When you want to show your friend your private parts on Snapchat – are you really going to care about a coupon off on potato chips, hambugers, etc.? Probably not. Do they get watched? Sure, I have no doubt they get watched because it’s like the earliest moments of TV – everything is part of the experience, including the ads. But that will wear off quickly, in my view, making Snapchat a bad idea. What kind of borrowed interest is there in either a) pedophiles, b) horny kids, c) texting my buds and not caring what you have to say… I mean, take your pick. Also, things will change dramatically when it goes from having a handful of brands on Snapchat – to having EVERYONE advertising on Snapchat (presuming we all lose our collective minds).
Another fundamental question is what Snapchat’s actual reach is. Personally, I call Shennanigans. To convey its growth, the company announced in September that its users were sending 350 million “snaps” daily, up from 200 million in June. However, that’s the equivalent of talking about “hits” to a website back in the 1990’s – it’s not a measure at all of who’s really on the service, or how many unique users it has or what portion of them are teenagers — the demographic that’s believed to dominate the service. When a media channel doesn’t have confirmed numbers – it’s because they know the real numbers – and they suck.

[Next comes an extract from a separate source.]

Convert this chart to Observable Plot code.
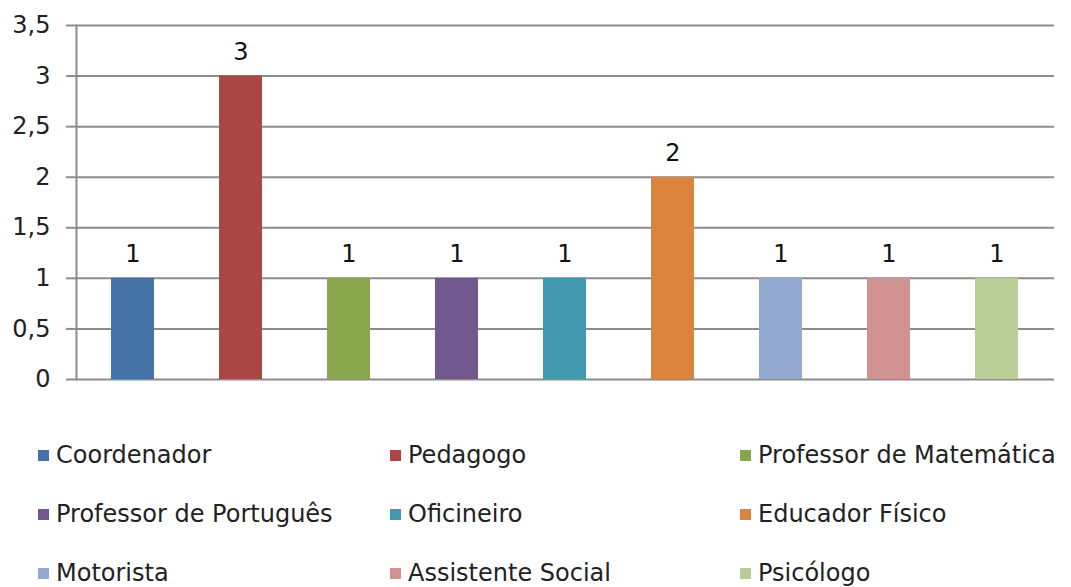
<!DOCTYPE html>
<html><head><meta charset="utf-8">
<script src="https://cdn.jsdelivr.net/npm/d3@7"></script>
<script src="https://cdn.jsdelivr.net/npm/@observablehq/plot@0.6"></script>
<style>
html,body{margin:0;padding:0;background:#fff;}
#wrap{position:relative;width:1071px;height:587px;overflow:hidden;font-family:"DejaVu Sans",sans-serif;}
#legend{position:absolute;left:38px;top:436px;display:grid;grid-template-columns:352px 350px 330px;grid-auto-rows:59px;}
.item{display:flex;align-items:center;height:38px;font-size:24px;color:#222;white-space:nowrap;}
.sw{width:11px;height:11px;margin-right:7px;flex:none;}
</style></head>
<body><div id="wrap"><div id="chart"></div><div id="legend"></div></div>
<script>
const categories = ["Coordenador","Pedagogo","Professor de Matemática","Professor de Português","Oficineiro","Educador Físico","Motorista","Assistente Social","Psicólogo"];
const values = [1,3,1,1,1,2,1,1,1];
const colors = ["#4572A7","#AA4643","#89A54E","#71588F","#4198AF","#DB843D","#93A9CF","#D19392","#B9CD96"];
const yTicks = [0,0.5,1,1.5,2,2.5,3,3.5];

const data = categories.map((c,i)=>({cat:c, value:values[i]}));
const fmt = d => String(d).replace(".", ",");

const chart = Plot.plot({
  width:1071, height:400,
  marginTop:25, marginBottom:21, marginLeft:76, marginRight:17,
  style:{fontFamily:"DejaVu Sans, sans-serif", fontSize:"24px", color:"#222", background:"#fff"},
  x:{domain:categories, paddingInner:0.6, paddingOuter:0.3, axis:null},
  y:{domain:[0,3.5], ticks:yTicks, tickFormat:fmt},
  color:{domain:categories, range:colors},
  marks:[
    Plot.gridY(yTicks, {stroke:"#8c8c8c", strokeWidth:2, strokeOpacity:1}),
    Plot.axisY(yTicks, {tickFormat:fmt, tickSize:10, tickPadding:16, stroke:"#8c8c8c", strokeWidth:2, strokeOpacity:1, label:null, fontSize:24, fill:"#222"}),
    Plot.frame({anchor:"left", stroke:"#8c8c8c", strokeWidth:2}),
    Plot.barY(data, {x:"cat", y:"value", fill:"cat"}),
    Plot.text(data, {x:"cat", y:"value", text:d=>fmt(d.value), dy:-24, fill:"#111", fontSize:24})
  ]
});
document.getElementById("chart").appendChild(chart);

const legend = document.getElementById("legend");
categories.forEach((c,i)=>{
  const it=document.createElement("div"); it.className="item";
  const sw=document.createElement("span"); sw.className="sw"; sw.style.background=colors[i];
  const t=document.createElement("span"); t.textContent=c;
  it.appendChild(sw); it.appendChild(t); legend.appendChild(it);
});
</script></body></html>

The final question is this – ok – let’s say the porn issue can get cleaned up. Let’s say it winds up being millennials. How is that a sustainable viable media channel? Many 20-30 year olds in developed countries are living at home with their parents at the moment. That’s an unfortunate fact. So how is advertising going to work for a serious brand like GE? How is it going to work for the brands that aren’t selling the 2 dollar item? It’s one thing to try and sell burritos to a kid who manages to scrape together the 50 bucks a month for a cell phone. But is this market stable enough to try and sell them a car? Would GM seriously consider putting 100M into the channel to try and sell a 30K car to a bunch of unemployed or underemployed horny nude-pic taking millennials?
Not to be gauche about it – but that’s what we’re talking about here. Porn issues aside – is this market even worthwhile reaching through this channel? If the estimates about Snapchat are right – then most of the user base isn’t even over 20 years old – which makes the challenge even more difficult.
My Thoughts – Watch, Wait, and then… maybe.
I realize the pull is strong. You don’t want to be left behind. You want to show you’re being innovative. So you may say “Yeah! Snapchat!” Unlike the other photosharing services, unlike Facebook, Twitter, etc., it has a rather dark and twisted history in my view. Snapchat has basically been about one thing most of its life in social media – sex. As a result, I think you have to really think about that when you’re deciding to put your brand into that channel.
Maybe Snapchat cleans up its act. If it really wants the big ad dough, it’s going to have to satisfy people that it’s basically not just an internet brothel of porn. It’s also going to need to be honest about the numbers relating to reach, frequency, activation, etc.
Maybe then it might be worthwhile. Until then… I’ll pass.